> **Work to complete**: Your task is to give the listing below back word for word, pictures excluded.

# # # #

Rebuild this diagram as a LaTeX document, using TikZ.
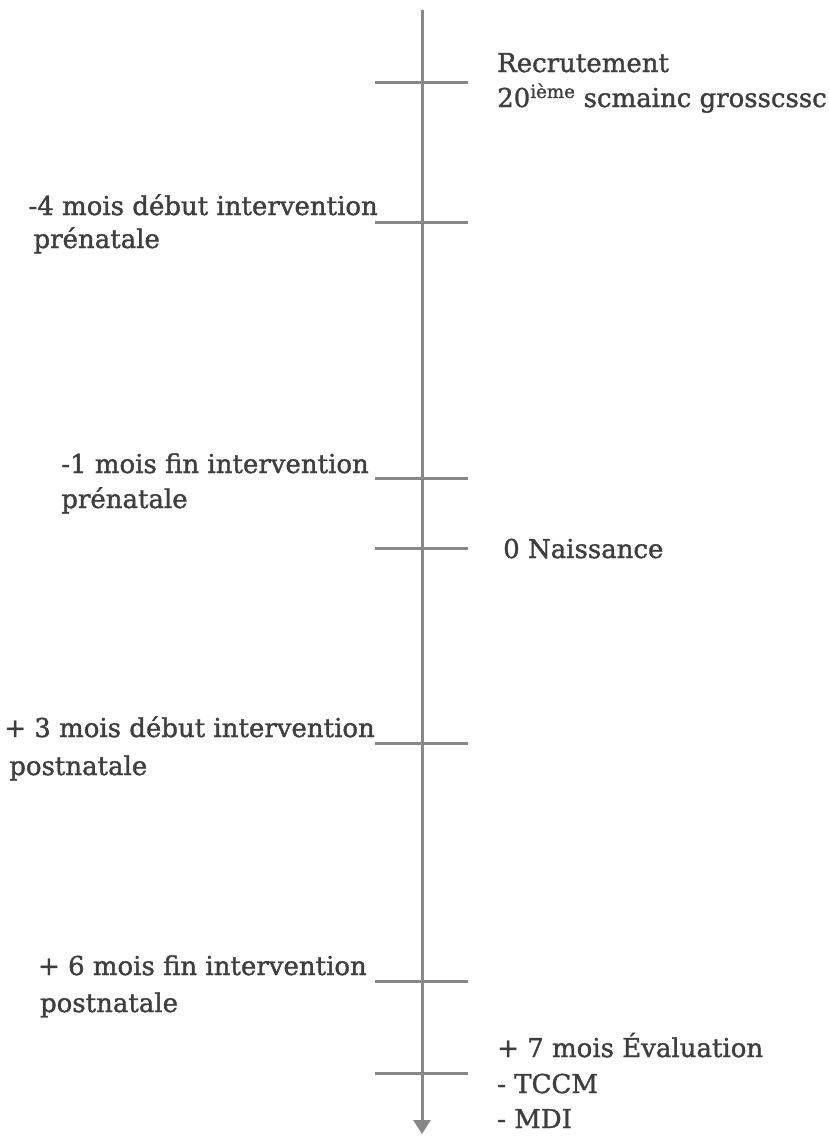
\documentclass[tikz,border=0pt]{standalone}
\usepackage{fontspec}
\setmainfont{DejaVu Serif}
\newfontfamily\reffont[FakeBold=1.3]{DejaVu Serif}
\usetikzlibrary{arrows.meta,calc}
\definecolor{axisgray}{RGB}{135,135,135}
\definecolor{textgray}{RGB}{62,62,62}
\begin{document}
\begin{tikzpicture}[x=1pt,y=-1pt,
  axisline/.style={draw=axisgray,line width=3pt},
  tickline/.style={draw=axisgray,line width=3pt},
  lbl/.style={inner sep=0pt,text=textgray,font=\reffont\fontsize{26}{31}\selectfont}]
\useasboundingbox[fill=white] (0,0) rectangle (829,1138);
% axis
\coordinate (top) at (422,10);
\coordinate (bot) at (422,1134);
\draw[axisline,-{Triangle[width=17pt,length=14pt]}] (top) -- (bot);
% ticks
\foreach \i/\y in {1/82,2/222,3/478,4/548,5/743,6/981,7/1073}{
  \coordinate (tl\i) at (375,\y);
  \coordinate (tr\i) at (468,\y);
  \draw[tickline] (tl\i) -- (tr\i);
}
% right labels
\node[lbl,anchor=base west] (r1a) at (497,72) {Recrutement};
\node[lbl,anchor=base west] (r1b) at (497,107) {20\textsuperscript{ième} scmainc grosscssc};
\node[lbl,anchor=base west] (r4) at (503,558) {0 Naissance};
\node[lbl,anchor=base west] (r7a) at (497,1057) {+ 7 mois Évaluation};
\node[lbl,anchor=base west] (r7b) at (497,1093) {- TCCM};
\node[lbl,anchor=base west] (r7c) at (497,1128) {- MDI};
% left labels
\node[lbl,anchor=base east] (l2a) at (378,215) {-4 mois début intervention};
\node[lbl,anchor=base west] (l2b) at ($(l2a.base west)+(5,33)$) {prénatale};
\node[lbl,anchor=base east] (l3a) at (369,473) {-1 mois fin intervention};
\node[lbl,anchor=base west] (l3b) at ($(l3a.base west)+(0,35)$) {prénatale};
\node[lbl,anchor=base east] (l5a) at (375,737) {+ 3 mois début intervention};
\node[lbl,anchor=base west] (l5b) at ($(l5a.base west)+(5,38)$) {postnatale};
\node[lbl,anchor=base east] (l6a) at (367,975) {+ 6 mois fin intervention};
\node[lbl,anchor=base west] (l6b) at ($(l6a.base west)+(2,37)$) {postnatale};
\end{tikzpicture}
\end{document}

# # # #

> **Written reply**:
Rebuild this diagram as a LaTeX document, using TikZ.
\documentclass[tikz,border=0pt]{standalone}
\usepackage{fontspec}
\setmainfont{DejaVu Serif}
\newfontfamily\reffont[FakeBold=1.3]{DejaVu Serif}
\usetikzlibrary{arrows.meta,calc}
\definecolor{axisgray}{RGB}{135,135,135}
\definecolor{textgray}{RGB}{62,62,62}
\begin{document}
\begin{tikzpicture}[x=1pt,y=-1pt,
  axisline/.style={draw=axisgray,line width=3pt},
  tickline/.style={draw=axisgray,line width=3pt},
  lbl/.style={inner sep=0pt,text=textgray,font=\reffont\fontsize{26}{31}\selectfont}]
\useasboundingbox[fill=white] (0,0) rectangle (829,1138);
% axis
\coordinate (top) at (422,10);
\coordinate (bot) at (422,1134);
\draw[axisline,-{Triangle[width=17pt,length=14pt]}] (top) -- (bot);
% ticks
\foreach \i/\y in {1/82,2/222,3/478,4/548,5/743,6/981,7/1073}{
  \coordinate (tl\i) at (375,\y);
  \coordinate (tr\i) at (468,\y);
  \draw[tickline] (tl\i) -- (tr\i);
}
% right labels
\node[lbl,anchor=base west] (r1a) at (497,72) {Recrutement};
\node[lbl,anchor=base west] (r1b) at (497,107) {20\textsuperscript{ième} scmainc grosscssc};
\node[lbl,anchor=base west] (r4) at (503,558) {0 Naissance};
\node[lbl,anchor=base west] (r7a) at (497,1057) {+ 7 mois Évaluation};
\node[lbl,anchor=base west] (r7b) at (497,1093) {- TCCM};
\node[lbl,anchor=base west] (r7c) at (497,1128) {- MDI};
% left labels
\node[lbl,anchor=base east] (l2a) at (378,215) {-4 mois début intervention};
\node[lbl,anchor=base west] (l2b) at ($(l2a.base west)+(5,33)$) {prénatale};
\node[lbl,anchor=base east] (l3a) at (369,473) {-1 mois fin intervention};
\node[lbl,anchor=base west] (l3b) at ($(l3a.base west)+(0,35)$) {prénatale};
\node[lbl,anchor=base east] (l5a) at (375,737) {+ 3 mois début intervention};
\node[lbl,anchor=base west] (l5b) at ($(l5a.base west)+(5,38)$) {postnatale};
\node[lbl,anchor=base east] (l6a) at (367,975) {+ 6 mois fin intervention};
\node[lbl,anchor=base west] (l6b) at ($(l6a.base west)+(2,37)$) {postnatale};
\end{tikzpicture}
\end{document}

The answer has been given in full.